Willard did a beautiful job of matting the two photographs. One was Thornton Spencer of Whitetop Mountain Band playing his fiddle and the other was Lyle Croco of Buffalo Death Rattle, a Louisiana old-time band, playing his fiddle silhouette against blue sky. I'm not putting pictures in looking to win a contest, but to participate in the show. I like to hang something on the wall with other people from around here. I see it a community show, the people of this county who have an aesthetic eye for still photographs. We have quite a number of people in the county now who make some beautiful photographs. I like to see a show of them and I like to have something among theirs. Had a good uninterrupted conversation with Willard until we ran down. That's the best way to end a conversation, when it runs down. He had finished and framed his colored pencil drawing of me painting the picture of him. I'm happy to have something by Willard in the house. I also have his color drawing of Tommy Jarrell playing fiddle and Paul Brown on banjo. I'm going to hang them on the same wall, one above the other.

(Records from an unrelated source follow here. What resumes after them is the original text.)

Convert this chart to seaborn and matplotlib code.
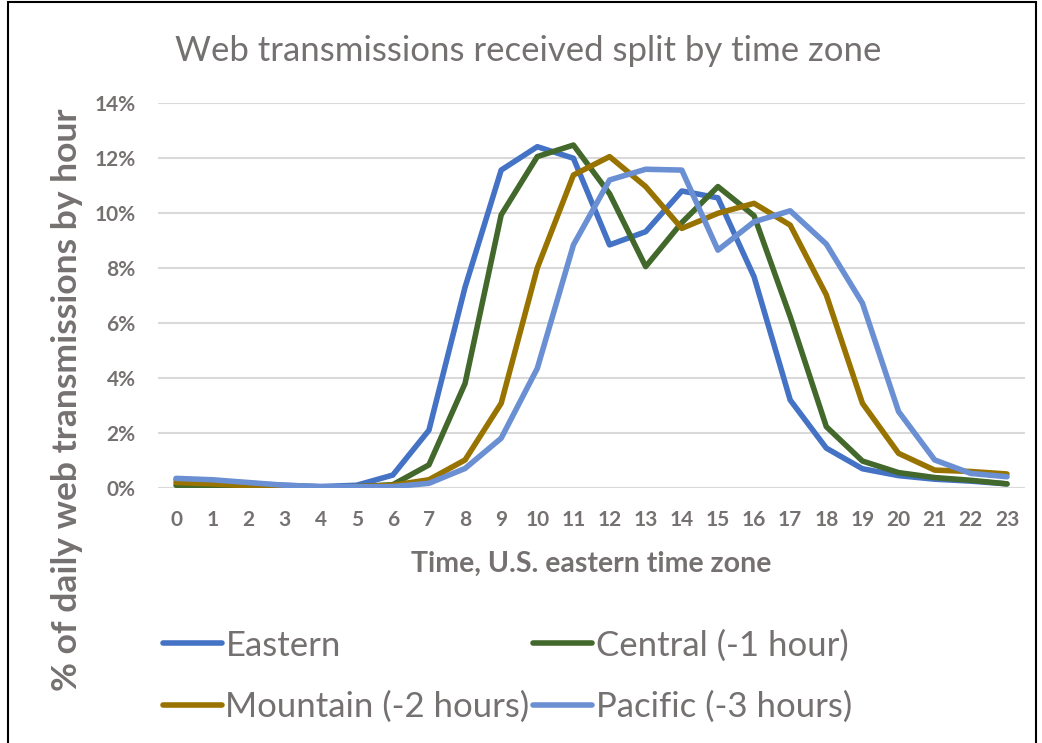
import matplotlib
matplotlib.use("Agg")
from matplotlib import pyplot as plt
from matplotlib.patches import Rectangle
from matplotlib.ticker import FuncFormatter
import seaborn as sns
import pandas as pd

# hourly share of daily web transmissions (%)
hours = list(range(24))
eastern = [0.30, 0.25, 0.15, 0.10, 0.05, 0.10, 0.47, 2.10, 7.30, 11.56, 12.41, 11.99,
           8.84, 9.32, 10.80, 10.55, 7.68, 3.20, 1.45, 0.70, 0.45, 0.32, 0.25, 0.15]
central = [0.10, 0.06, 0.04, 0.03, 0.03, 0.05, 0.12, 0.84, 3.80, 9.93, 12.05, 12.47,
           10.70, 8.05, 9.65, 10.96, 9.90, 6.23, 2.23, 0.98, 0.56, 0.38, 0.28, 0.15]
mountain = [0.20, 0.15, 0.08, 0.05, 0.03, 0.05, 0.10, 0.30, 1.02, 3.08, 8.00, 11.38,
            12.05, 10.96, 9.44, 9.99, 10.35, 9.56, 7.02, 3.08, 1.26, 0.65, 0.60, 0.51]
pacific = [0.35, 0.30, 0.20, 0.10, 0.05, 0.05, 0.05, 0.17, 0.71, 1.81, 4.35, 8.84,
           11.20, 11.59, 11.56, 8.65, 9.68, 10.08, 8.87, 6.72, 2.78, 1.02, 0.53, 0.41]

series_names = ['Eastern', 'Central (-1 hour)', 'Mountain (-2 hours)', 'Pacific (-3 hours)']
series_values = [eastern, central, mountain, pacific]
colors = ['#4472C4', '#43682B', '#997300', '#6A8FD2']

df = pd.concat([pd.DataFrame({'hour': hours, 'pct': v, 'zone': n})
                for n, v in zip(series_names, series_values)], ignore_index=True)

sns.set_style('white')
plt.rcParams['font.family'] = ['Lato', 'DejaVu Sans']
grey = '#767171'

fig = plt.figure(figsize=(10.42, 7.43), dpi=100)
ax = fig.add_axes([0.1516, 0.3432, 0.8321, 0.5182])

sns.lineplot(data=df, x='hour', y='pct', hue='zone', hue_order=series_names,
             palette=colors, linewidth=4.0, ax=ax, legend=False)

ax.set_xlim(-0.5, 23.5)
ax.set_ylim(0, 14)
ax.set_xticks(hours)
ax.set_yticks(range(0, 15, 2))
ax.yaxis.set_major_formatter(FuncFormatter(lambda v, p: f'{v:.0f}%'))
ax.grid(axis='y', color='#D9D9D9', linewidth=1.5)
ax.set_axisbelow(True)
for s in ax.spines.values():
    s.set_visible(False)
ax.tick_params(axis='both', length=0, labelsize=15, labelcolor=grey)
ax.tick_params(axis='y', pad=16)
ax.tick_params(axis='x', pad=16)
for lab in ax.get_xticklabels() + ax.get_yticklabels():
    lab.set_fontweight('bold')

ax.set_xlabel('Time, U.S. eastern time zone', fontsize=20.5, fontweight='bold',
              color=grey, labelpad=15)
ax.set_ylabel('% of daily web transmissions by hour', fontsize=25.5, fontweight='bold',
              color=grey)
ax.yaxis.set_label_coords(-0.0865, 0.229)

fig.text(0.507, 0.931, 'Web transmissions received split by time zone',
         fontsize=25, color=grey, ha='center', va='center')

# legend: rows Eastern/Central and Mountain/Pacific
handles = [plt.Line2D([], [], color=c, linewidth=4) for c in colors]
order = [0, 2, 1, 3]
leg = fig.legend([handles[i] for i in order], [series_names[i] for i in order],
                 ncol=2, loc='upper left', bbox_to_anchor=(0.1564, 0.153),
                 frameon=False, fontsize=25, handlelength=1.7, handletextpad=0.1,
                 columnspacing=0.1, labelspacing=0.84, borderaxespad=0, borderpad=0)
for t in leg.get_texts():
    t.set_color(grey)

fig.patches.append(Rectangle((8 / 1042, -0.1), 1028 / 1042, 1.097, fill=False,
                             edgecolor='black', linewidth=1.5, transform=fig.transFigure))

fig.savefig('out.png', dpi=100)
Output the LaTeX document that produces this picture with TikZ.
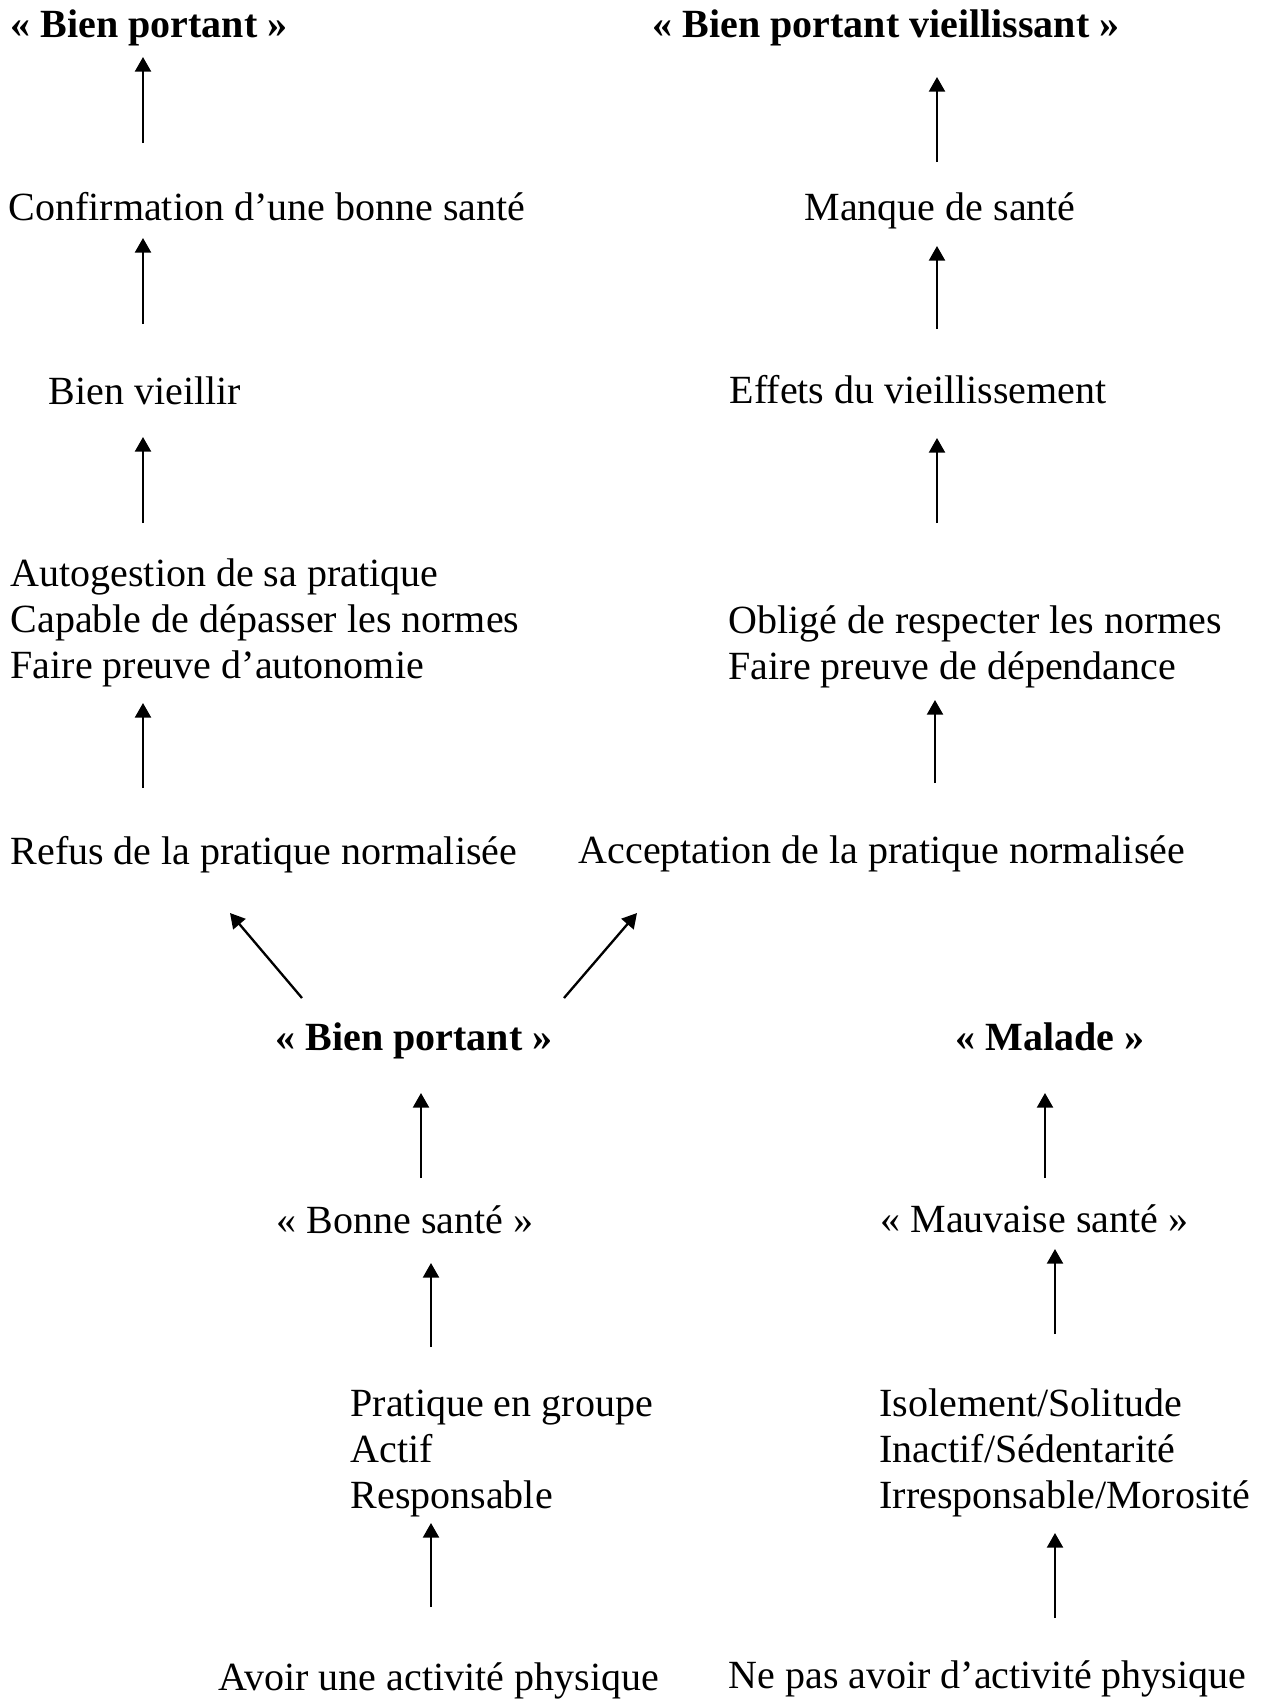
\documentclass[tikz,border=0pt]{standalone}
\usepackage{fontspec}
\setmainfont{Liberation Serif}
\usetikzlibrary{arrows.meta}
\begin{document}
\begin{tikzpicture}
    [
        x=0.3pt, y=-0.3pt,
        txt/.style={anchor=base west, inner sep=0pt, align=left, font=\fontsize{12pt}{13.7pt}\selectfont},
        title/.style={txt, font=\fontsize{12pt}{13.7pt}\selectfont\bfseries},
        arr/.style={-{Triangle[length=4.4pt, width=4.8pt]}, line width=0.7pt},
    ]
    \useasboundingbox (0,0) rectangle (1261,1702);

    % upper part
    \node (bienportant) at (10,37) [title] {«~Bien portant~»};
    \node (bpvieux) at (652,37) [title] {«~Bien portant vieillissant~»};
    \node (confirm) at (8,220) [txt] {Confirmation d’une bonne santé};
    \node (manque) at (804,220) [txt] {Manque de santé};
    \node (vieillir) at (48,404) [txt] {Bien vieillir};
    \node (effets) at (729,403) [txt] {Effets du vieillissement};
    \node (autogestion) at (10,678) [txt] {Autogestion de sa pratique\\Capable de dépasser les normes\\Faire preuve d’autonomie};
    \node (oblige) at (728,679) [txt] {Obligé de respecter les normes\\Faire preuve de dépendance};
    \node (refus) at (10,864) [txt] {Refus de la pratique normalisée};
    \node (accept) at (578,863) [txt] {Acceptation de la pratique normalisée};

    % lower part
    \node (bienportantb) at (275,1050) [title] {«~Bien portant~»};
    \node (malade) at (955,1050) [title] {«~Malade~»};
    \node (bonne) at (276,1233) [txt] {«~Bonne santé~»};
    \node (mauvaise) at (880,1232) [txt] {«~Mauvaise santé~»};
    \node (groupe) at (350,1508) [txt] {Pratique en groupe\\Actif\\Responsable};
    \node (isolement) at (879,1508) [txt] {Isolement/Solitude\\Inactif/Sédentarité\\Irresponsable/Morosité};
    \node (avoir) at (218,1690) [txt] {Avoir une activité physique};
    \node (nepas) at (728,1688) [txt] {Ne pas avoir d’activité physique};

    % arrow ends
    \coordinate (la1) at (143,143);  \coordinate (lb1) at (143,57);
    \coordinate (ra1) at (937,162);  \coordinate (rb1) at (937,77);
    \coordinate (la2) at (143,324);  \coordinate (lb2) at (143,238);
    \coordinate (ra2) at (937,329);  \coordinate (rb2) at (937,246);
    \coordinate (la3) at (143,523);  \coordinate (lb3) at (143,437);
    \coordinate (ra3) at (937,523);  \coordinate (rb3) at (937,438);
    \coordinate (la4) at (143,788);  \coordinate (lb4) at (143,703);
    \coordinate (ra4) at (935,783);  \coordinate (rb4) at (935,700);
    \coordinate (dla) at (302,998);  \coordinate (dlb) at (230,913);
    \coordinate (dra) at (564,998);  \coordinate (drb) at (637,913);
    \coordinate (la5) at (421,1178); \coordinate (lb5) at (421,1093);
    \coordinate (ra5) at (1045,1178); \coordinate (rb5) at (1045,1093);
    \coordinate (la6) at (431,1347); \coordinate (lb6) at (431,1263);
    \coordinate (ra6) at (1055,1334); \coordinate (rb6) at (1055,1249);
    \coordinate (la7) at (431,1607); \coordinate (lb7) at (431,1523);
    \coordinate (ra7) at (1055,1618); \coordinate (rb7) at (1055,1533);

    \draw[arr] (la1) -- (lb1);
    \draw[arr] (ra1) -- (rb1);
    \draw[arr] (la2) -- (lb2);
    \draw[arr] (ra2) -- (rb2);
    \draw[arr] (la3) -- (lb3);
    \draw[arr] (ra3) -- (rb3);
    \draw[arr] (la4) -- (lb4);
    \draw[arr] (ra4) -- (rb4);
    \draw[arr] (dla) -- (dlb);
    \draw[arr] (dra) -- (drb);
    \draw[arr] (la5) -- (lb5);
    \draw[arr] (ra5) -- (rb5);
    \draw[arr] (la6) -- (lb6);
    \draw[arr] (ra6) -- (rb6);
    \draw[arr] (la7) -- (lb7);
    \draw[arr] (ra7) -- (rb7);
\end{tikzpicture}
\end{document}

Back to Sparta by 58 and 21, to the library delivering the matted prints one hour before closing time. I filled out the forms, paid the fee, talked a bit with Debbie and staff, went to the coffee shop and visited with Tom Guy again. He'd been away and came back. Tim the Techman came in and we had a good conversation corner over coffee. Winding down after several hours of driving, talking and paying attention listening, I stumbled out of the coffee shop and Drew Tuggle called me from across the street in the art store. Carol was volunteering there on Saturday mornings. We talked for a good while until I couldn't stand up anymore without assistance. I had a new blanket in the back seat of the car I'd just bought at Magic something or other where Walmart used to be in Galax. I wanted to wrap up in the new blanket and sleep. At home I make a bee line for the bed, wrap up in the blanket and lay there with my head buzzing like a yellow jacket nest in the wall. I was thinking it hopeless to attempt to sleep. Maybe I could calm down watching a quiet movie. I stayed where I was, unwilling to move. Then woke up two hours later, refreshed.